Olivier GUEZ, Mesopotamia, Éditions Grasset, 2024
Par François DREYFUSS
À l’évocation du Tigre, de l’Euphrate, de Mossoul, Bagdad, Bassora et de Lawrence d’Arabie, l’imagination s’envole et nous voilà partis avec le dernier livre d’Olivier GUEZ. Du fin fond du Nedjd, au centre de l’Arabie aux marches de l’empire ottoman, de l’aventure individuelle à la rivalité coloniale, ce roman porte l’histoire dans l’Histoire de Gertrude BELL, riche héritière britannique férue d’archéologie et passionnée de politique.
Plutôt que l’Angleterre, cet « univers apaisant aux passions bridées », elle préfère Bagdad qui « fleure le pain chaud, les galettes au sésame et les senteurs musquées de l’Orient » et œuvre pour l’Empire afin qu’il contrôle les champs pétrolifères de Perse et de Mésopotamie.
Gertrude ne supporte pas les vieux garçons qui « piquent les petits pois à la fourchette », repère le bouquet viril des élites impériales : eau de Cologne, tabac, gin et cuir tiède ; partage en partie les desseins de Lawrence mais transforme la fiction romantique en réalité géopolitique.
Sous l’autorité de CHURCHILL, secrétaire d’État aux colonies, « petit homme rubicond dont un coup de soleil fait ressembler le visage à un gâteau sorti du four », elle observe d’un côté les Hachémites, les Saoud et les Rachid de l’autre qui se disputent depuis des siècles les déserts d’Arabie. Elle aide Fayçal, prince hachémite, émir sunnite, originaire d’Arabie occidentale à devenir en 1921, bien qu’évincé de Syrie, le premier souverain à régner sur un pays étranger à majorité chiite sous le nom de Fayçal Ier roi d’Irak.
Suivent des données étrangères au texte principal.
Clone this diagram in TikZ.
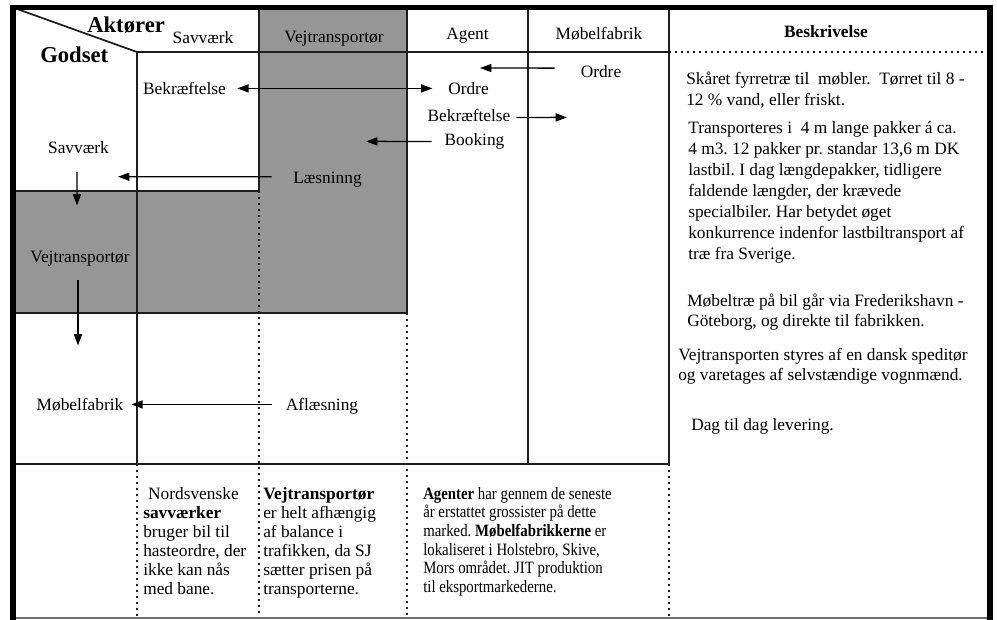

L’Orient compliqué…
Mais Gertrude n’est pas heureuse, l’homme qu’elle aime ne veut pas d’elle ; elle quitte Damas, « s’enfonce dans ces contrées implacables infestées de serpents et de scorpions » et mange du « mouton coriace assaisonné de beurre rance », mais constate, lucide, que les « Saoud sont l’avenir de l’Arabie centrale, les Rachid n’étant que des tyrans cupides et dégénérés ».
Les contours du Proche Orient post ottoman se dessinent, à 57 ans elle « rentre » à Bagdad. « La femme aux semelles de vent s’est engourdie », mais « l’air est encore tiède et l’aube enjôleuse ».